Sister Kapuli’s large framed portrait was the poignant sign posted at the podium to remind mourners of a vibrant and loving woman whose life was brought to an abrupt end by the robbers who killed her in cold blood during a robbery at Riverside along Mandela Road.

The killing of the Catholic sister has sent shockwaves in the hilly and sleepy Makoka Parish, where, for the last two years, people had come to cherish Sister Kapuli, a woman about whom those who spoke to The Citizen concurred was a committed servant as the school’s accountant and cashier.

The school head, Mr Carlos Mgumba, was overcome with emotion, weeping openly during an interview with The Citizen at the school yesterday.

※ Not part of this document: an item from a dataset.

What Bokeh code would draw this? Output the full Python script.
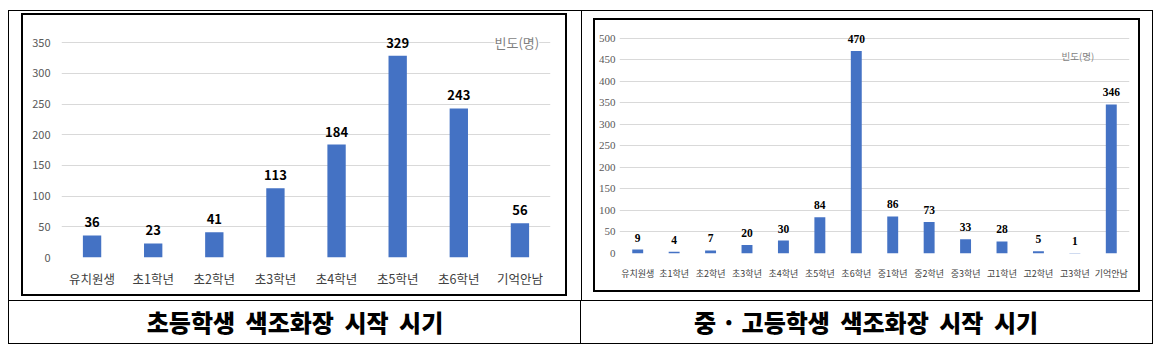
from bokeh.plotting import figure
from bokeh.models import FixedTicker, Label, Div, ColumnDataSource
from bokeh.layouts import row, column
from bokeh.core.properties import value
from bokeh.embed import file_html
from bokeh.resources import INLINE

# ---- data ----
elem_categories = ["유치원생", "초1학년", "초2학년", "초3학년", "초4학년", "초5학년", "초6학년", "기억안남"]
elem_values = [36, 23, 41, 113, 184, 329, 243, 56]
elem_ticks = [0, 50, 100, 150, 200, 250, 300, 350]

sec_categories = ["유치원생", "초1학년", "초2학년", "초3학년", "초4학년", "초5학년", "초6학년",
                  "중1학년", "중2학년", "중3학년", "고1학년", "고2학년", "고3학년", "기억안남"]
sec_values = [9, 4, 7, 20, 30, 84, 470, 86, 73, 33, 28, 5, 1, 346]
sec_ticks = [0, 50, 100, 150, 200, 250, 300, 350, 400, 450, 500]

unit_label = "빈도(명)"
elem_caption = "초등학생 색조화장 시작 시기"
sec_caption_head = "중 · 고등학생"
sec_caption_tail = "색조화장 시작 시기"

KR = "Noto Sans CJK KR"
BAR = "#4472C4"


def make_chart(cats, vals, ticks, y_end, width, height, borders, tick_font, tick_size,
               tick_standoff, cat_size, cat_standoff, lab_font, lab_size, lab_offset,
               unit_x, unit_y, unit_size, unit_bg):
    p = figure(x_range=cats, y_range=(0, y_end), width=width, height=height,
               output_backend="svg", toolbar_location=None,
               min_border_left=borders[0], min_border_right=borders[1],
               min_border_top=borders[2], min_border_bottom=borders[3])
    src = ColumnDataSource(dict(x=cats, top=vals, lab=[str(v) for v in vals]))
    p.vbar(x="x", top="top", width=0.3, source=src, fill_color=BAR, line_color=None)
    p.text(x="x", y="top", text="lab", source=src, text_align="center",
           text_baseline="alphabetic", y_offset=lab_offset,
           text_font=value(lab_font), text_font_style="bold",
           text_font_size=value(f"{lab_size}px"), text_color="#000000")
    p.outline_line_color = None
    p.background_fill_color = "white"
    p.border_fill_color = "white"
    p.xgrid.grid_line_color = None
    p.ygrid.ticker = FixedTicker(ticks=ticks)
    p.ygrid.grid_line_color = "#d9d9d9"
    p.ygrid.grid_line_width = 1

    ya = p.yaxis[0]
    ya.ticker = FixedTicker(ticks=ticks)
    ya.axis_line_color = None
    ya.major_tick_line_color = None
    ya.minor_tick_line_color = None
    ya.major_tick_out = 0
    ya.major_tick_in = 0
    ya.major_label_standoff = tick_standoff
    ya.major_label_text_font = tick_font
    ya.major_label_text_font_size = f"{tick_size}px"
    ya.major_label_text_color = "#595959"

    xa = p.xaxis[0]
    xa.axis_line_color = None
    xa.major_tick_line_color = None
    xa.minor_tick_line_color = None
    xa.major_tick_out = 0
    xa.major_tick_in = 0
    xa.major_label_standoff = cat_standoff
    xa.major_label_text_font = KR
    xa.major_label_text_font_size = f"{cat_size}px"
    xa.major_label_text_color = "#404040"

    p.add_layout(Label(x=unit_x, y=unit_y, text=unit_label, text_align="center",
                       text_baseline="middle", text_font=KR,
                       text_font_size=f"{unit_size}px", text_color="#7f7f7f",
                       background_fill_color=unit_bg))
    return p


left_fig = make_chart(elem_categories, elem_values, elem_ticks, 370, 546, 283,
                      (38, 19, 15, 41), KR, 11, 11, 12.5, 11, KR, 13, -13,
                      7.45, 350, 13, "white")
right_fig = make_chart(sec_categories, sec_values, sec_ticks, 520, 547, 274,
                       (21, 13, 9, 41), "Liberation Sans Narrow", 11, 4, 9, 13,
                       "Liberation Sans Narrow", 11.5, -12,
                       12.58, 459, 9.5, None)

left_fig.styles = {"border": "2px solid black"}
right_fig.styles = {"border": "2px solid black"}
left_fig.margin = (2, 14, 4, 12)
right_fig.margin = (7, 12, 8, 11)

left_cell = column(left_fig, styles={"border-right": "1px solid black",
                                      "border-bottom": "1px solid black"})
right_cell = column(right_fig, styles={"border-bottom": "1px solid black"})


def caption(inner, w, border):
    html = (f'<div style="width:{w}px;height:42px;line-height:42px;text-align:center;'
            f'font-family:\'{KR}\';font-weight:900;font-size:24px;word-spacing:5px;'
            f'color:#000;white-space:nowrap;">{inner}</div>')
    st = {"margin": "0"}
    if border:
        st["border-right"] = "1px solid black"
    return Div(text=html, width=w, height=42, styles=st, margin=(0, 0, 0, 0))


left_cap = caption(elem_caption, 572, True)
right_cap = caption(f'<span style="word-spacing:0px">{sec_caption_head}</span> {sec_caption_tail}',
                    570, False)

cap_row = row(left_cap, right_cap)
table = column(row(left_cell, right_cell), cap_row,
               styles={"border": "1px solid black"})
table.margin = (10, 0, 0, 8)

with open("out.html", "w") as f:
    f.write(file_html(table, INLINE))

He had a difficult time explaining the loss that the school had just suffered. “We lost her at a time when we needed her most; she was an innocent being who was hugely popular with everyone here,” said the headmaster, adding:

“Sister Kapuli was strict but very respectful, honest and obedient too; it is so difficult to believe that she is gone and we will not see her ever again.”

Mr Mgumba noted that Sister Kapuli was a trusted bursar for the school where she had served for two and a half years before her untimely death.

On the fateful day, she had gone to withdraw money to buy food and other essentials for the school. She was with a colleague when they were ambushed in their car by three armed thugs who shot her on the chest, killing her instantly.

The headmaster declined to discuss how much money the robbers grabbed from the deceased, but earlier police reports indicated some Sh20 million may have been stolen.

“What I can say is that she didn’t have a lot of money as the school mainly deals in cheques instead of cash transactions when huge sums of money are involved. I suspect the robbers knew it was pay day for our staff and would have stopped the victims anywhere around here,” the headmaster said.

Other reports, however, say the robbers may have trailed the deceased from Mlimani City shopping centre where she had withdrawn cash at the CRDB Bank.

Teachers and students said that the news of the bursar’s death shocked everyone around the school, where she will be remembered as a mother and advisor to all.

The school driver, Mr Patrick Mwarabu, was wounded and lost his thumb in the attack. The other nun who is the school’s deputy head managed to escape unhurt by ducking into a nearby shop.